On a stormy day in late June, I drove to Wooster, Ohio for the 2020 Ohio Grocers Bagger Bowl. This was my first time judging a bagger’s contest and I wanted to do a good job. Would I measure up? Would I be ready for the action? Is all this rain making my hair frizzy? No, seriously I worried about everything since the contest would be filmed by ESPN.

To channel my excitement, I thought about all the prep I did before heading to Wooster. Anyone who knows me, knows I research everything. So, I watched hours of YouTube videos. Some of the videos were vintage 90’s store tutorials on how to build a perfect bag. Despite the stonewashed jeans and rad makeup, the advice stood the test of time. Build strong walls with boxed items and cans on the bottom, then fill in with smaller items and top with breakables like eggs or smashables (my word) like chips.

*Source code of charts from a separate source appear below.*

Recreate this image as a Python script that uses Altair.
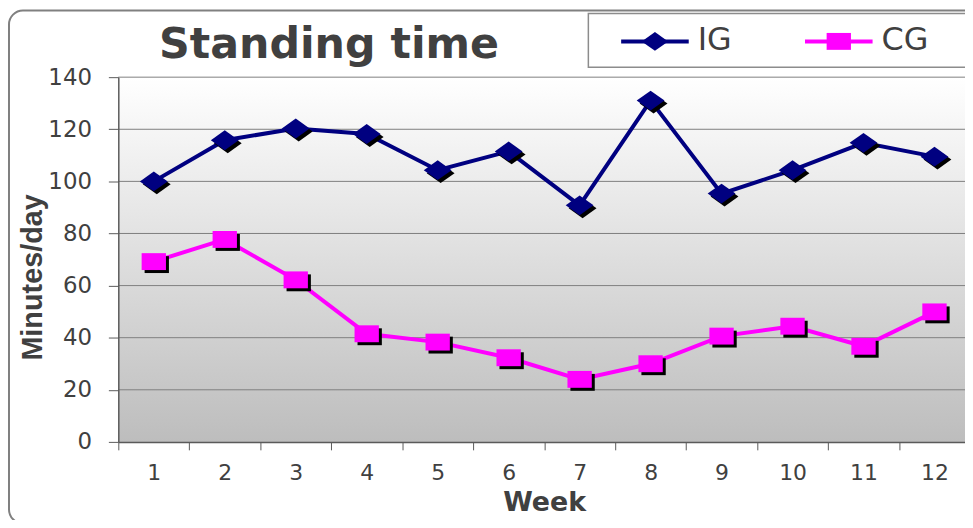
import altair as alt
import pandas as pd

# ---- data ----
weeks = list(range(1, 13))
ig_values = [100.0, 115.8, 120.3, 118.2, 104.3, 111.5, 90.8, 131.0, 95.3, 104.3, 114.8, 109.5]
cg_values = [69.2, 77.7, 62.2, 41.5, 38.3, 32.3, 24.0, 30.0, 40.6, 44.4, 36.7, 49.9]
series_names = ["IG", "CG"]
series_colors = ["#000080", "#ff00ff"]
y_ticks = [0, 20, 40, 60, 80, 100, 120, 140]
chart_title = "Standing time"
x_title = "Week"
y_title = "Minutes/day"

# ---- layout ----
W, H = 852, 367          # view
XR = 857                 # x range (original is cropped at the right)
DIAMOND = "M-1.4,0L0,-1L1.4,0L0,1Z"
SQUARE = "M-1.44,-1L1.44,-1L1.44,1L-1.44,1Z"
shapes = [DIAMOND, SQUARE]
sizes = [400, 289]
legend_sizes = [361, 289]
TEXT_COLOR = "#404040"
AXIS_COLOR = "#5a5a5a"

df = pd.DataFrame({
    "week": weeks * 2,
    "value": ig_values + cg_values,
    "group": [series_names[0]] * len(weeks) + [series_names[1]] * len(weeks),
})
ticks_df = pd.DataFrame({"value": y_ticks[1:]})
one = alt.Data(values=[{}])

x_scale = alt.Scale(type="band", domain=weeks, range=[0, XR], paddingInner=0, paddingOuter=0)
y_scale = alt.Scale(domain=[0, 140], nice=False, zero=True)

x_axis = alt.Axis(
    title=x_title, labelAngle=0, tickBand="extent", grid=False,
    domainColor=AXIS_COLOR, tickColor=AXIS_COLOR, tickSize=8, domainWidth=1.5,
    labelFont="DejaVu Sans", labelFontSize=22, labelColor=TEXT_COLOR, labelPadding=13,
    titleFont="DejaVu Sans", titleFontSize=27, titleFontWeight="bold", titleColor=TEXT_COLOR,
    titleBaseline="alphabetic", titleY=69, zindex=1,
)
y_axis = alt.Axis(
    values=y_ticks, grid=False,
    domainColor=AXIS_COLOR, tickColor=AXIS_COLOR, tickSize=10, domainWidth=1.5,
    labelFont="DejaVu Sans", labelFontSize=23, labelColor=TEXT_COLOR, labelPadding=17,
    labelFlush=False, labelOverlap=False,
    title=y_title, titleFont="Liberation Sans", titleFontSize=29, titleFontWeight="bold",
    titleColor=TEXT_COLOR, titleAngle=270, titleAlign="center", titleBaseline="alphabetic",
    titleX=-77, titleY=201, zindex=1,
)
x_enc = alt.X("week:O", scale=x_scale, axis=x_axis)
y_enc = alt.Y("value:Q", scale=y_scale, axis=y_axis)

# outer rounded frame
frame = alt.Chart(one).mark_rect(
    fill="#ffffff", stroke="#808080", strokeWidth=2, cornerRadius=14
).encode(x=alt.value(-110), x2=alt.value(900), y=alt.value(-67), y2=alt.value(449))

# legend box
legend_box = alt.Chart(one).mark_rect(
    fill="#ffffff", stroke="#8c8c8c", strokeWidth=1.5
).encode(x=alt.value(473), x2=alt.value(900), y=alt.value(-64), y2=alt.value(-10))

# plot-area gradient
plot_bg = alt.Chart(one).mark_rect(
    fill=alt.Gradient(
        gradient="linear",
        stops=[alt.GradientStop(offset=0, color="#ffffff"),
               alt.GradientStop(offset=1, color="#bdbdbd")],
        x1=0, x2=0, y1=0, y2=1,
    )
).encode(x=alt.value(0), x2=alt.value(XR), y=alt.value(0), y2=alt.value(H))

# horizontal gridlines (through the y scale, sharing the y axis)
grid = alt.Chart(ticks_df).mark_rule(color="#7f7f7f", strokeWidth=1).encode(
    y=y_enc, x=alt.value(0), x2=alt.value(XR)
)


def series_layers(name, color, shape, size):
    base = alt.Chart(df).transform_filter(alt.datum.group == name)
    line = base.mark_line(color=color, strokeWidth=4).encode(x=x_enc, y=y_enc)
    shadow = base.mark_point(
        shape=shape, size=size, filled=True, color="#000000", opacity=1,
        strokeWidth=0, xOffset=3, yOffset=3,
    ).encode(x=x_enc, y=y_enc)
    marker = base.mark_point(
        shape=shape, size=size, filled=True, color=color, opacity=1, strokeWidth=0
    ).encode(x=x_enc, y=y_enc)
    return [line, shadow, marker]


def legend_layers(name, color, shape, size, x0):
    line = alt.Chart(one).mark_rule(color=color, strokeWidth=4).encode(
        x=alt.value(x0), x2=alt.value(x0 + 68), y=alt.value(-36)
    )
    sym = alt.Chart(one).mark_point(
        shape=shape, size=size, filled=True, color=color, opacity=1, strokeWidth=0
    ).encode(x=alt.value(x0 + 34), y=alt.value(-36))
    label = alt.Chart(one).mark_text(
        text=name, font="DejaVu Sans", fontSize=32, color=TEXT_COLOR,
        align="left", baseline="alphabetic",
    ).encode(x=alt.value(x0 + 77), y=alt.value(-27))
    return [line, sym, label]


title = alt.Chart(one).mark_text(
    text=chart_title, font="DejaVu Sans", fontSize=43, fontWeight="bold",
    color=TEXT_COLOR, align="center", baseline="alphabetic",
).encode(x=alt.value(212), y=alt.value(-19))

layers = [frame, legend_box, plot_bg, grid]
for n, c, s, z in zip(series_names, series_colors, shapes, sizes):
    layers += series_layers(n, c, s, z)
for n, c, s, z, x0 in zip(series_names, series_colors, shapes, legend_sizes, [506, 691]):
    layers += legend_layers(n, c, s, z, x0)
layers.append(title)

chart = alt.layer(*layers).properties(
    width=W, height=H,
    autosize=alt.AutoSizeParams(type="none"),
    padding={"left": 111, "top": 68, "right": 0, "bottom": 77},
    background="#ffffff",
).configure_view(stroke=None)

chart.save("out.html", embed_options={"renderer": "svg", "actions": False})
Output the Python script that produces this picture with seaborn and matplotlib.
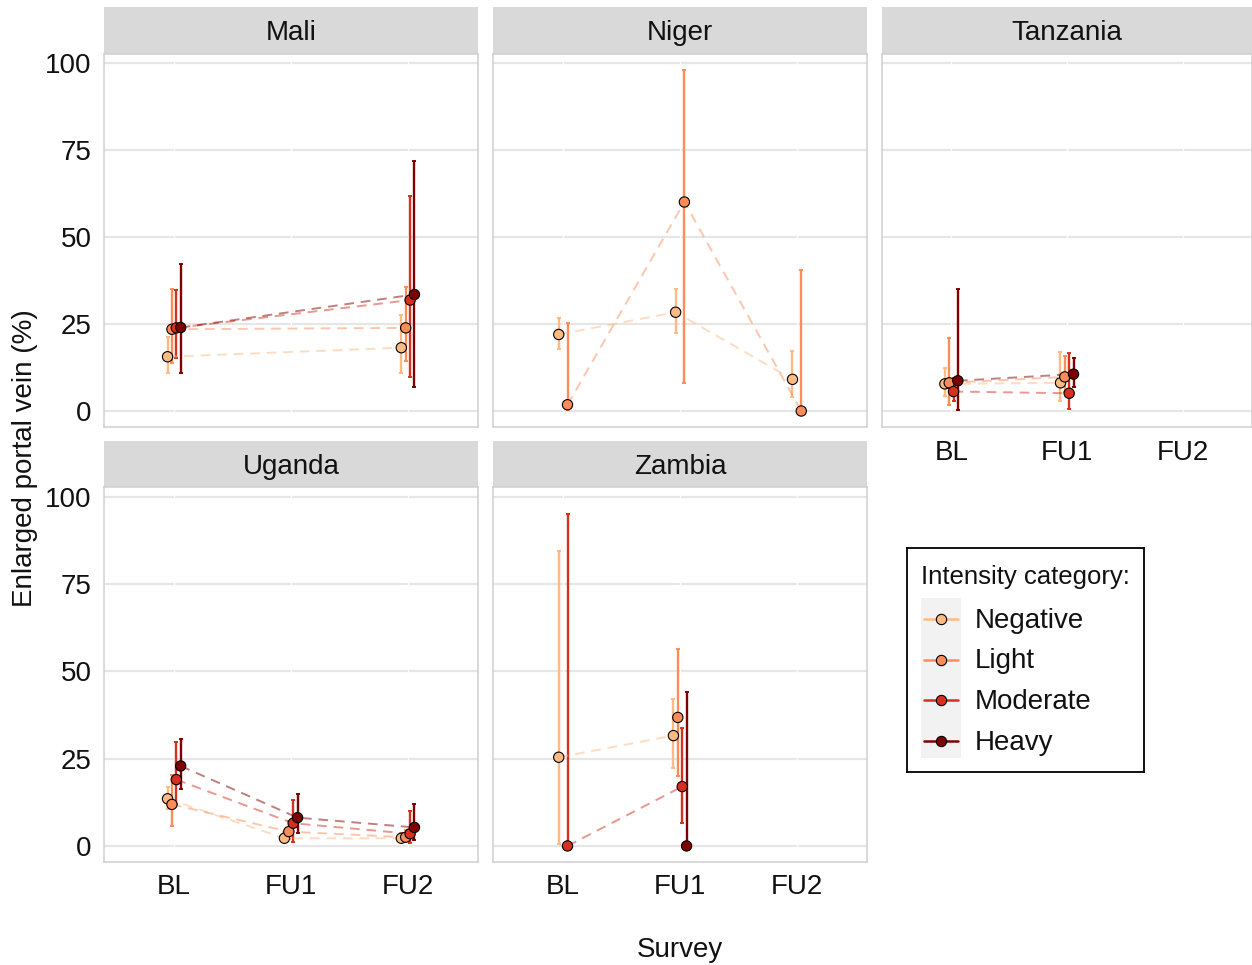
import numpy as np
import pandas as pd
import matplotlib
matplotlib.use("Agg")
import matplotlib.pyplot as plt
from matplotlib.patches import Rectangle
import seaborn as sns

# ---- data -------------------------------------------------------------
surveys = ["BL", "FU1", "FU2"]
categories = ["Negative", "Light", "Moderate", "Heavy"]
palette = ["#FDBB84", "#FC8D59", "#D7301F", "#7F0000"]
countries = ["Mali", "Niger", "Tanzania", "Uganda", "Zambia"]

country = (["Mali"] * 8 + ["Niger"] * 6 + ["Tanzania"] * 8
           + ["Uganda"] * 12 + ["Zambia"] * 6)
survey = (["BL"] * 4 + ["FU2"] * 4
          + ["BL", "BL", "FU1", "FU1", "FU2", "FU2"]
          + ["BL"] * 4 + ["FU1"] * 4
          + ["BL"] * 4 + ["FU1"] * 4 + ["FU2"] * 4
          + ["BL", "BL", "FU1", "FU1", "FU1", "FU1"])
category = (categories * 2
            + ["Negative", "Light"] * 3
            + categories * 2
            + categories * 3
            + ["Negative", "Moderate"] + categories)
prevalence = [15.6, 23.5, 23.9, 24.0, 18.2, 23.9, 31.9, 33.5,
              22.0, 1.8, 28.4, 60.1, 9.1, 0.0,
              7.8, 8.1, 5.6, 8.7, 8.1, 9.8, 5.1, 10.6,
              13.5, 11.9, 19.0, 22.9, 2.2, 4.1, 6.5, 8.1, 2.2, 2.5, 3.5, 5.3,
              25.4, 0.0, 31.6, 36.8, 17.0, 0.0]
ci_low = [10.9, 13.9, 15.1, 10.8, 10.8, 14.5, 9.9, 7.0,
          17.7, 0.2, 22.5, 8.1, 3.9, 0.0,
          4.3, 1.7, 3.0, 0.3, 3.0, 5.5, 0.7, 6.8,
          10.5, 5.8, 12.0, 16.3, 1.0, 2.0, 1.0, 3.6, 1.2, 1.4, 0.8, 1.7,
          0.6, 0.0, 22.3, 19.9, 6.5, 0.0]
ci_high = [21.3, 35.0, 34.8, 42.2, 27.6, 35.7, 61.8, 71.8,
           26.8, 25.2, 35.1, 98.0, 17.3, 40.5,
           12.3, 21.1, 9.5, 35.0, 16.9, 15.8, 16.6, 15.1,
           17.0, 20.4, 29.8, 30.5, 4.0, 7.0, 13.2, 14.9, 3.6, 4.5, 9.9, 12.1,
           84.4, 95.0, 42.0, 56.3, 33.8, 44.2]

df = pd.DataFrame({"country": country, "survey": survey, "category": category,
                   "prev": prevalence, "lo": ci_low, "hi": ci_high})
df["category"] = pd.Categorical(df["category"], categories, ordered=True)
df["s_idx"] = df["survey"].map({s: i for i, s in enumerate(surveys)})

# dodge the categories present at each survey time point
DODGE = 0.15
def dodge(g):
    g = g.sort_values("category")
    n = len(g)
    g["x"] = g["s_idx"] + (np.arange(n) - (n - 1) / 2) * DODGE / n
    return g
df = (df.groupby(["country", "survey"], group_keys=False, sort=False)
        .apply(dodge).sort_values(["country", "category", "s_idx"]))

colors = dict(zip(categories, palette))

# ---- figure -------------------------------------------------------------
sns.set_theme(style="white")
plt.rcParams["font.family"] = ["Liberation Sans", "DejaVu Sans"]

W, H = 1252, 965
fig = plt.figure(figsize=(W / 100, H / 100), dpi=100)

def box(l, t, r, b):
    return [l / W, 1 - b / H, (r - l) / W, (b - t) / H]

cols = [(104, 478), (493, 867), (882, 1252)]
rows = [(7, 53.5, 427), (441, 487, 862)]
FS = 20
TXT = "#111111"
STRIP = "#D9D9D9"
BORDER = "#CFCFCF"
GRID = "#E6E6E6"

for k, name in enumerate(countries):
    r, c = divmod(k, 3)
    l, rgt = cols[c]
    st, pt, pb = rows[r]
    sax = fig.add_axes(box(l, st, rgt, pt))
    sax.set_facecolor(STRIP)
    sax.set_xticks([]); sax.set_yticks([])
    for sp in sax.spines.values():
        sp.set_visible(False)
    sax.text(0.5, 0.44, name, ha="center", va="center", fontsize=FS,
             color=TXT, transform=sax.transAxes)

    ax = fig.add_axes(box(l, pt, rgt, pb))
    sub = df[df["country"] == name]
    ax.set_xlim(-0.6, 2.6)
    ax.set_ylim(-4.6, 102.8)

    for yv in [0, 25, 50, 75, 100]:
        ax.axhline(yv, color=GRID, lw=1.6, zorder=0.5)
    for xv in range(3):
        ax.axvline(xv, color="white", lw=0.9, zorder=0.6)

    for cat in categories:
        cs = sub[sub["category"] == cat]
        if cs.empty:
            continue
        ax.errorbar(cs["x"], cs["prev"],
                    yerr=[cs["prev"] - cs["lo"], cs["hi"] - cs["prev"]],
                    fmt="none", ecolor=colors[cat], elinewidth=1.7,
                    capsize=1.6, capthick=1.4, zorder=2)

    sns.lineplot(data=sub, x="x", y="prev", hue="category", palette=colors,
                 hue_order=categories, estimator=None, sort=False,
                 linestyle=(0, (5, 3.5)), lw=1.4, alpha=0.5, legend=False,
                 ax=ax, zorder=2.5)
    sns.scatterplot(data=sub, x="x", y="prev", hue="category", palette=colors,
                    hue_order=categories, s=55, edgecolor="black",
                    linewidth=0.8, legend=False, ax=ax, zorder=3)

    ax.set_xlabel(""); ax.set_ylabel("")
    ax.set_yticks([0, 25, 50, 75, 100])
    ax.set_xticks(range(3))
    show_x = name in ("Tanzania", "Uganda", "Zambia")
    ax.set_xticklabels(surveys if show_x else [])
    ax.set_yticklabels(["0", "25", "50", "75", "100"] if c == 0 else [])
    ax.tick_params(axis="both", length=0, labelsize=FS, colors=TXT)
    ax.tick_params(axis="x", pad=9)
    ax.tick_params(axis="y", pad=9)
    for sp in ax.spines.values():
        sp.set_color(BORDER)
        sp.set_linewidth(1.1)

fig.text(25 / W, 1 - 458 / H, "Enlarged portal vein (%)", rotation=90,
         ha="center", va="center", fontsize=FS, color=TXT)
fig.text(680 / W, 1 - 950 / H, "Survey", ha="center", va="center",
         fontsize=FS, color=TXT)

# ---- legend ------------------------------------------------------------
lax = fig.add_axes(box(907, 548, 1144, 772))
lax.set_xlim(907, 1144)
lax.set_ylim(772, 548)
lax.set_xticks([]); lax.set_yticks([])
for sp in lax.spines.values():
    sp.set_color("black")
    sp.set_linewidth(1.3)
lax.text(921, 577, "Intensity category:", ha="left", va="center",
         fontsize=18.5, color=TXT)
lax.add_patch(Rectangle((921, 598), 40, 160, facecolor="#F2F2F2",
                        edgecolor="none"))
for i, cat in enumerate(categories):
    yk = 619 + i * 40.5
    lax.plot([924, 958], [yk, yk], color=colors[cat], lw=1.8)
    lax.scatter([941], [yk], s=55, color=colors[cat], edgecolor="black",
                linewidth=0.8, zorder=3)
    lax.text(975, yk + 2, cat, ha="left", va="center", fontsize=FS,
             color=TXT)

fig.savefig("out.png", dpi=100)
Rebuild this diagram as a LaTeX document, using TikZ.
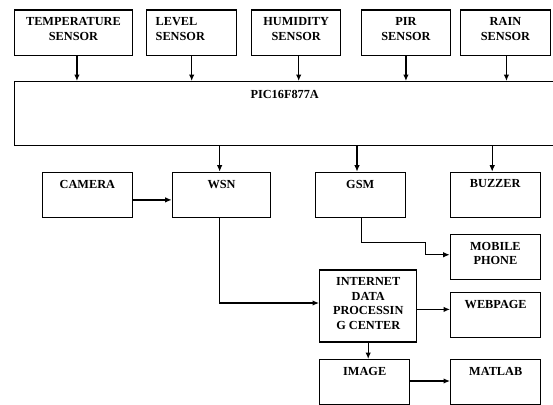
\documentclass[tikz,border=0pt]{standalone}
\usepackage{fontspec}
\setmainfont{Liberation Serif}
\usetikzlibrary{positioning, arrows.meta}

\tikzset{
  blk/.style={draw, line width=1.4pt, anchor=north west, inner sep=0pt, minimum height=45pt},
  txt/.style={font=\bfseries\fontsize{12.3}{14.6}\selectfont, align=center, inner sep=0pt, anchor=north, yshift=-8pt},
  arr/.style={->, line width=1.2pt}
}

\begin{document}
\begin{tikzpicture}[x=1pt, y=-1pt, >={Latex[length=6.5pt,width=5.5pt]}]
  \useasboundingbox (0,0) rectangle (553,404);
  \clip (0,0) rectangle (553,404);

  % sensors
  \node[blk, minimum width=117.5pt] (temp)  at (14,9.5)    {};
  \node[blk, minimum width=90pt]    (level) at (146,9.5)   {};
  \node[blk, minimum width=89pt]    (humid) at (251,9.5)   {};
  \node[blk, minimum width=89.5pt]  (pir)   at (360.5,9.5) {};
  \node[blk, minimum width=89.5pt]  (rain)  at (460,9.5)   {};
  \node[txt] (tempT)  at (temp.north)  {TEMPERATURE\\SENSOR};
  \node[txt, anchor=north west, align=left, xshift=9.5pt] (levelT) at (level.north west) {LEVEL\\SENSOR};
  \node[txt] (humidT) at (humid.north) {HUMIDITY\\SENSOR};
  \node[txt] (pirT)   at (pir.north)   {PIR\\SENSOR};
  \node[txt] (rainT)  at (rain.north)  {RAIN\\SENSOR};

  % controller
  \node[blk, minimum width=540pt, minimum height=64pt] (pic) at (14,81) {};
  \node[txt, yshift=-1pt] (picT) at (pic.north) {PIC16F877A};

  % outputs
  \node[blk, minimum width=90pt]   (camera) at (41.7,171.7)  {};
  \node[blk, minimum width=98.3pt] (wsn)    at (171.7,171.7) {};
  \node[blk, minimum width=90pt]   (gsm)    at (314.5,171.7) {};
  \node[blk, minimum width=90pt]   (buzzer) at (449.5,171.7) {};
  \node[blk, minimum width=90pt, minimum height=45.3pt] (mobile) at (449.7,233.7) {};
  \node[blk, minimum width=97pt, minimum height=72pt]   (inet)   at (319,269.3)   {};
  \node[blk, minimum width=90pt, minimum height=45.3pt] (web)    at (450,291.7)   {};
  \node[blk, minimum width=90pt]   (image)  at (319,359) {};
  \node[blk, minimum width=90pt]   (matlab) at (450,359) {};
  \node[txt] (cameraT) at (camera.north) {CAMERA};
  \node[txt] (wsnT)    at (wsn.north)    {WSN};
  \node[txt] (gsmT)    at (gsm.north)    {GSM};
  \node[txt] (buzzerT) at (buzzer.north) {BUZZER};
  \node[txt] (mobileT) at (mobile.north) {MOBILE\\PHONE};
  \node[txt] (inetT)   at (inet.north)   {INTERNET\\DATA\\PROCESSIN\\G CENTER};
  \node[txt] (webT)    at (web.north)    {WEBPAGE};
  \node[txt] (imageT)  at (image.north)  {IMAGE};
  \node[txt] (matlabT) at (matlab.north) {MATLAB};

  \coordinate (gsmbend) at (425.3,242.3);

  \draw[arr] ([xshift=3.5pt]temp.south) -- ([xshift=3.5pt]temp.south |- pic.north);
  \draw[arr] (level.south) -- (level.south |- pic.north);
  \draw[arr] ([xshift=2.5pt]humid.south) -- ([xshift=2.5pt]humid.south |- pic.north);
  \draw[arr] (pir.south) -- (pir.south |- pic.north);
  \draw[arr] ([xshift=1pt]rain.south) -- ([xshift=1pt]rain.south |- pic.north);

  \draw[arr] ([xshift=-1.9pt]wsn.north |- pic.south) -- ([xshift=-1.9pt]wsn.north);
  \draw[arr] ([xshift=-3.2pt]gsm.north |- pic.south) -- ([xshift=-3.2pt]gsm.north);
  \draw[arr] ([xshift=-3pt]buzzer.north |- pic.south) -- ([xshift=-3pt]buzzer.north);

  \draw[arr] ([yshift=-5pt]camera.east) -- ([yshift=-5pt]camera.east -| wsn.west);
  \draw[arr] ([xshift=-1.9pt]wsn.south) |- ([yshift=3pt]inet.west);
  \draw[arr] ([xshift=1.2pt]gsm.south) |- (gsmbend) |- ([yshift=2.3pt]mobile.west);
  \draw[arr] ([yshift=-3.4pt]inet.east) -- ([yshift=-3.4pt]inet.east -| web.west);
  \draw[arr] (inet.south) -- (inet.south |- image.north);
  \draw[arr] ([yshift=1.2pt]image.east) -- ([yshift=1.2pt]image.east -| matlab.west);
\end{tikzpicture}
\end{document}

I even found student videos demonstrating proper bagging techniques which were oddly compelling. The earnest advice and efficient movements mesmerized me as I jotted notes. These baggers really knew their stuff. My mind wandered a bit to muse about the students’ grade on the video project, but I snapped back to work.

Now that I understood the why and how of a properly packed grocery bag, I needed to understand how an actual competition worked. Fortunately, archived footage of the national bagger’s competition exists. Technique. Timing. Style. It all comes together in Vegas every year, but first states hold competitions to see who will represent them. For Ohio, that competition loomed in rainy Wooster.

Despite the rain and COVID-19 restrictions, Kristin Mullins and her team at Ohio Grocers Association created an incredible event. Host Buehler’s set up a huge tent in their parking lot, arranged the stations, carts, food items and bags. And ESPN brought cameras, sound equipment and a commanding director right out of central casting. I reviewed my judging form and made a mental note not to annoy the director.

Baggers from around Ohio who successfully advanced in local contests brought their A games. I marveled at their enthusiasm. These contestants, most of them high school and college age, shared funny anecdotes and gave their employers shout-outs. They kept working all through a pandemic and still managed to make their customers feel appreciated.

This I realized is the special sauce that makes the contestants and the grocery stores that serve all of us incredible community partners. Technique, style, and speed made all the difference in Wooster for one lucky winner (spoiler alert: Dorothy Lane’s Fengning Liu with a blazing time and perfectly packed bags). But showing up everyday with a smile, kind word and yes, packing your Oreos so they don’t get smashed, makes all grocery store employees winners.